Material
##############################

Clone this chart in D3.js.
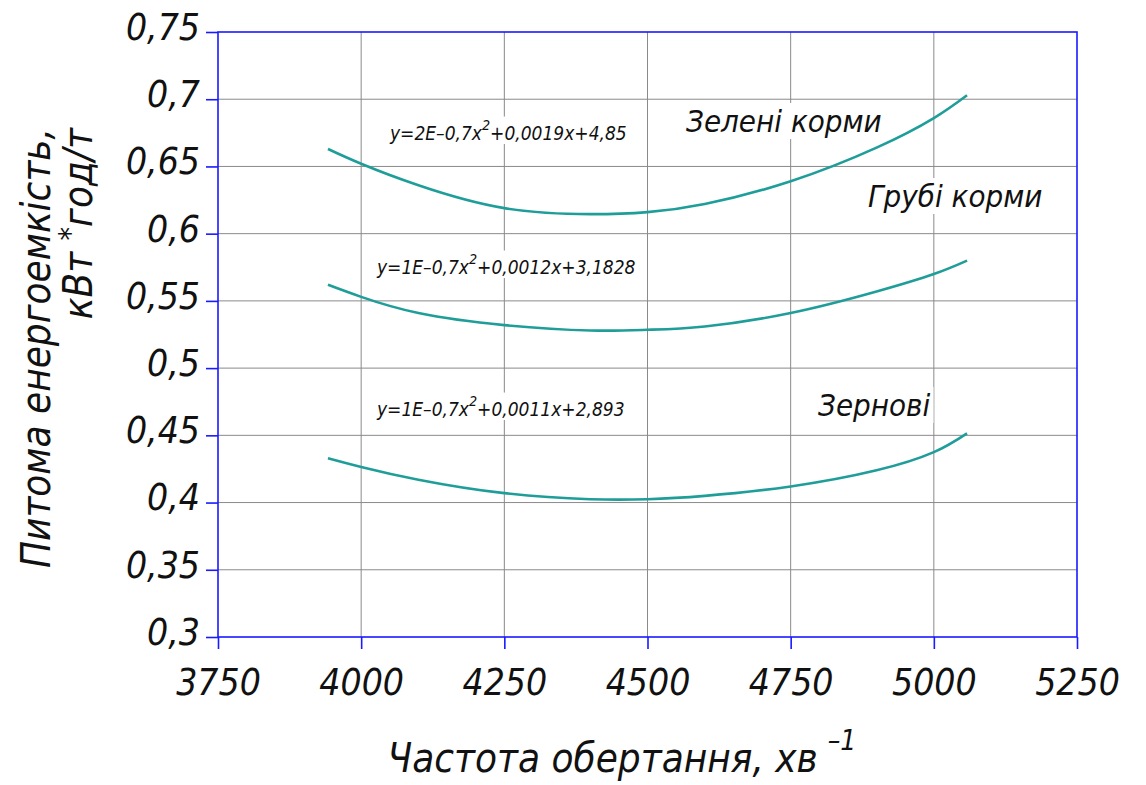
<!DOCTYPE html>
<meta charset="utf-8">
<head>
  <meta charset="utf-8">
  <title>Питома енергоемкість</title>
  <script src="https://d3js.org/d3.v7.min.js"></script>
</head>
<style>
body {margin:0; background:#fff;}
text {font-family: "DejaVu Sans Condensed", "Liberation Sans Narrow", sans-serif; font-style: italic; fill:#111;}
.grid line {stroke:#8a8a8a; stroke-width:1px;}
.axis path, .axis line {stroke:#1a1aff; stroke-width:1.6px;}
.curve {fill:none; stroke:#1f9e99; stroke-width:2.6px;}
</style>
<body>
<script>

// data
var xTicks = [3750, 4000, 4250, 4500, 4750, 5000, 5250];
var xTickLabels = ["3750", "4000", "4250", "4500", "4750", "5000", "5250"];
var yTicks = [0.3, 0.35, 0.4, 0.45, 0.5, 0.55, 0.6, 0.65, 0.7, 0.75];
var yTickLabels = ["0,3", "0,35", "0,4", "0,45", "0,5", "0,55", "0,6", "0,65", "0,7", "0,75"];

var rpm = [3942, 4000, 4100, 4250, 4400, 4500, 4600, 4750, 4900, 5000, 5058];
var zeleni = [0.663, 0.652, 0.636, 0.619, 0.6145, 0.616, 0.622, 0.639, 0.664, 0.686, 0.703];
var grubi = [0.562, 0.553, 0.541, 0.532, 0.528, 0.5285, 0.531, 0.541, 0.557, 0.570, 0.580];
var zernovi = [0.433, 0.4265, 0.417, 0.407, 0.4025, 0.4025, 0.405, 0.412, 0.424, 0.4375, 0.4515];

var seriesNames = ["Зелені корми", "Грубі корми", "Зернові"];
var equations = ["y=2E\u20130,7x", "y=1E\u20130,7x", "y=1E\u20130,7x"];
var equationTails = ["+0,0019x+4,85", "+0,0012x+3,1828", "+0,0011x+2,893"];

var margin = {top: 32, right: 69, bottom: 148, left: 218},
    width = 1146 - margin.left - margin.right,
    height = 785 - margin.top - margin.bottom;

var svg = d3.select("body").append("svg")
    .attr("width", 1146)
    .attr("height", 785)
  .append("g")
    .attr("transform", "translate(" + margin.left + "," + margin.top + ")");

var x = d3.scaleLinear().range([0, width]).domain([3750, 5250]);
var y = d3.scaleLinear().range([height, 0]).domain([0.3, 0.75]);

// grid
svg.append("g").attr("class", "grid")
  .selectAll("line").data(xTicks.slice(1, -1)).enter().append("line")
    .attr("x1", function(d) { return x(d); }).attr("x2", function(d) { return x(d); })
    .attr("y1", 0).attr("y2", height);
svg.append("g").attr("class", "grid")
  .selectAll("line").data(yTicks.slice(1, -1)).enter().append("line")
    .attr("y1", function(d) { return y(d); }).attr("y2", function(d) { return y(d); })
    .attr("x1", 0).attr("x2", width);

// curves
var valueline = d3.line()
    .x(function(d) { return x(d[0]); })
    .y(function(d) { return y(d[1]); })
    .curve(d3.curveNatural);

[zeleni, grubi, zernovi].forEach(function(s) {
  svg.append("path")
    .datum(d3.zip(rpm, s))
    .attr("class", "curve")
    .attr("d", valueline);
});

// box
svg.append("rect").attr("width", width).attr("height", height)
  .attr("fill", "none").attr("stroke", "#1a1aff").attr("stroke-width", 1.6);

// axes
var xAxis = svg.append("g").attr("class", "axis")
    .attr("transform", "translate(0," + height + ")")
    .call(d3.axisBottom(x).tickValues(xTicks).tickSize(12).tickSizeOuter(0)
      .tickFormat(function(d, i) { return xTickLabels[i]; }));
xAxis.selectAll("text").attr("font-size", 37).attr("dy", "1.15em").attr("fill", "#111")
  .style("font-family", "\"DejaVu Sans Condensed\", sans-serif").style("font-weight", "200");

var yAxis = svg.append("g").attr("class", "axis")
    .call(d3.axisLeft(y).tickValues(yTicks).tickSize(12).tickSizeOuter(0)
      .tickFormat(function(d, i) { return yTickLabels[i]; }));
yAxis.selectAll("text").attr("font-size", 37).attr("x", -18).attr("dy", "0.2em").attr("fill", "#111")
  .style("font-family", "\"DejaVu Sans Condensed\", sans-serif");
svg.selectAll(".domain").remove();

// labels with white background
function label(g, txt, px, py, size, sup, tail) {
  var t = g.append("text").attr("x", px).attr("y", py).attr("font-size", size);
  t.append("tspan").text(txt);
  if (sup) {
    t.append("tspan").attr("dy", -size * 0.55).attr("font-size", size * 0.75).text(sup);
    t.append("tspan").attr("dy", size * 0.55).text(tail);
  }
  var b = t.node().getBBox();
  g.insert("rect", function() { return t.node(); })
    .attr("x", b.x - 3).attr("y", b.y).attr("width", b.width + 6).attr("height", b.height)
    .attr("fill", "#fff");
}

var lab = d3.select("svg").append("g");
label(lab, equations[0], 390, 140, 19, "2", equationTails[0]);
label(lab, equations[1], 377, 274, 19, "2", equationTails[1]);
label(lab, equations[2], 377, 416, 19, "2", equationTails[2]);
label(lab, seriesNames[0], 686, 132, 31);
label(lab, seriesNames[1], 868, 207, 31);
label(lab, seriesNames[2], 818, 416, 31);

// axis titles
var xt = d3.select("svg").append("text").attr("x", 622).attr("y", 772)
  .attr("text-anchor", "middle").attr("font-size", 40);
xt.append("tspan").text("Частота обертання, хв");
xt.append("tspan").attr("dx", 10).attr("dy", -22).attr("font-size", 28).text("\u20131");

var yt = d3.select("svg").append("text")
  .attr("transform", "translate(0,0) rotate(-90)")
  .attr("text-anchor", "end").attr("font-size", 40);
yt.append("tspan").attr("x", -128).attr("y", 50).text("Питома енергоемкість,");
var l2 = yt.append("tspan").attr("x", -128).attr("y", 92);
l2.text("кВт ");
yt.append("tspan").attr("dy", -12).attr("font-size", 30).text("*");
yt.append("tspan").attr("dy", 12).text("год/т");

</script>
</body>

##############################

Reproduce each line exactly, please, except for any pictures.

Clone this chart in D3.js.
<!DOCTYPE html>
<meta charset="utf-8">
<head>
  <meta charset="utf-8">
  <title>Питома енергоемкість</title>
  <script src="https://d3js.org/d3.v7.min.js"></script>
</head>
<style>
body {margin:0; background:#fff;}
text {font-family: "DejaVu Sans Condensed", "Liberation Sans Narrow", sans-serif; font-style: italic; fill:#111;}
.grid line {stroke:#8a8a8a; stroke-width:1px;}
.axis path, .axis line {stroke:#1a1aff; stroke-width:1.6px;}
.curve {fill:none; stroke:#1f9e99; stroke-width:2.6px;}
</style>
<body>
<script>

// data
var xTicks = [3750, 4000, 4250, 4500, 4750, 5000, 5250];
var xTickLabels = ["3750", "4000", "4250", "4500", "4750", "5000", "5250"];
var yTicks = [0.3, 0.35, 0.4, 0.45, 0.5, 0.55, 0.6, 0.65, 0.7, 0.75];
var yTickLabels = ["0,3", "0,35", "0,4", "0,45", "0,5", "0,55", "0,6", "0,65", "0,7", "0,75"];

var rpm = [3942, 4000, 4100, 4250, 4400, 4500, 4600, 4750, 4900, 5000, 5058];
var zeleni = [0.663, 0.652, 0.636, 0.619, 0.6145, 0.616, 0.622, 0.639, 0.664, 0.686, 0.703];
var grubi = [0.562, 0.553, 0.541, 0.532, 0.528, 0.5285, 0.531, 0.541, 0.557, 0.570, 0.580];
var zernovi = [0.433, 0.4265, 0.417, 0.407, 0.4025, 0.4025, 0.405, 0.412, 0.424, 0.4375, 0.4515];

var seriesNames = ["Зелені корми", "Грубі корми", "Зернові"];
var equations = ["y=2E\u20130,7x", "y=1E\u20130,7x", "y=1E\u20130,7x"];
var equationTails = ["+0,0019x+4,85", "+0,0012x+3,1828", "+0,0011x+2,893"];

var margin = {top: 32, right: 69, bottom: 148, left: 218},
    width = 1146 - margin.left - margin.right,
    height = 785 - margin.top - margin.bottom;

var svg = d3.select("body").append("svg")
    .attr("width", 1146)
    .attr("height", 785)
  .append("g")
    .attr("transform", "translate(" + margin.left + "," + margin.top + ")");

var x = d3.scaleLinear().range([0, width]).domain([3750, 5250]);
var y = d3.scaleLinear().range([height, 0]).domain([0.3, 0.75]);

// grid
svg.append("g").attr("class", "grid")
  .selectAll("line").data(xTicks.slice(1, -1)).enter().append("line")
    .attr("x1", function(d) { return x(d); }).attr("x2", function(d) { return x(d); })
    .attr("y1", 0).attr("y2", height);
svg.append("g").attr("class", "grid")
  .selectAll("line").data(yTicks.slice(1, -1)).enter().append("line")
    .attr("y1", function(d) { return y(d); }).attr("y2", function(d) { return y(d); })
    .attr("x1", 0).attr("x2", width);

// curves
var valueline = d3.line()
    .x(function(d) { return x(d[0]); })
    .y(function(d) { return y(d[1]); })
    .curve(d3.curveNatural);

[zeleni, grubi, zernovi].forEach(function(s) {
  svg.append("path")
    .datum(d3.zip(rpm, s))
    .attr("class", "curve")
    .attr("d", valueline);
});

// box
svg.append("rect").attr("width", width).attr("height", height)
  .attr("fill", "none").attr("stroke", "#1a1aff").attr("stroke-width", 1.6);

// axes
var xAxis = svg.append("g").attr("class", "axis")
    .attr("transform", "translate(0," + height + ")")
    .call(d3.axisBottom(x).tickValues(xTicks).tickSize(12).tickSizeOuter(0)
      .tickFormat(function(d, i) { return xTickLabels[i]; }));
xAxis.selectAll("text").attr("font-size", 37).attr("dy", "1.15em").attr("fill", "#111")
  .style("font-family", "\"DejaVu Sans Condensed\", sans-serif").style("font-weight", "200");

var yAxis = svg.append("g").attr("class", "axis")
    .call(d3.axisLeft(y).tickValues(yTicks).tickSize(12).tickSizeOuter(0)
      .tickFormat(function(d, i) { return yTickLabels[i]; }));
yAxis.selectAll("text").attr("font-size", 37).attr("x", -18).attr("dy", "0.2em").attr("fill", "#111")
  .style("font-family", "\"DejaVu Sans Condensed\", sans-serif");
svg.selectAll(".domain").remove();

// labels with white background
function label(g, txt, px, py, size, sup, tail) {
  var t = g.append("text").attr("x", px).attr("y", py).attr("font-size", size);
  t.append("tspan").text(txt);
  if (sup) {
    t.append("tspan").attr("dy", -size * 0.55).attr("font-size", size * 0.75).text(sup);
    t.append("tspan").attr("dy", size * 0.55).text(tail);
  }
  var b = t.node().getBBox();
  g.insert("rect", function() { return t.node(); })
    .attr("x", b.x - 3).attr("y", b.y).attr("width", b.width + 6).attr("height", b.height)
    .attr("fill", "#fff");
}

var lab = d3.select("svg").append("g");
label(lab, equations[0], 390, 140, 19, "2", equationTails[0]);
label(lab, equations[1], 377, 274, 19, "2", equationTails[1]);
label(lab, equations[2], 377, 416, 19, "2", equationTails[2]);
label(lab, seriesNames[0], 686, 132, 31);
label(lab, seriesNames[1], 868, 207, 31);
label(lab, seriesNames[2], 818, 416, 31);

// axis titles
var xt = d3.select("svg").append("text").attr("x", 622).attr("y", 772)
  .attr("text-anchor", "middle").attr("font-size", 40);
xt.append("tspan").text("Частота обертання, хв");
xt.append("tspan").attr("dx", 10).attr("dy", -22).attr("font-size", 28).text("\u20131");

var yt = d3.select("svg").append("text")
  .attr("transform", "translate(0,0) rotate(-90)")
  .attr("text-anchor", "end").attr("font-size", 40);
yt.append("tspan").attr("x", -128).attr("y", 50).text("Питома енергоемкість,");
var l2 = yt.append("tspan").attr("x", -128).attr("y", 92);
l2.text("кВт ");
yt.append("tspan").attr("dy", -12).attr("font-size", 30).text("*");
yt.append("tspan").attr("dy", 12).text("год/т");

</script>
</body>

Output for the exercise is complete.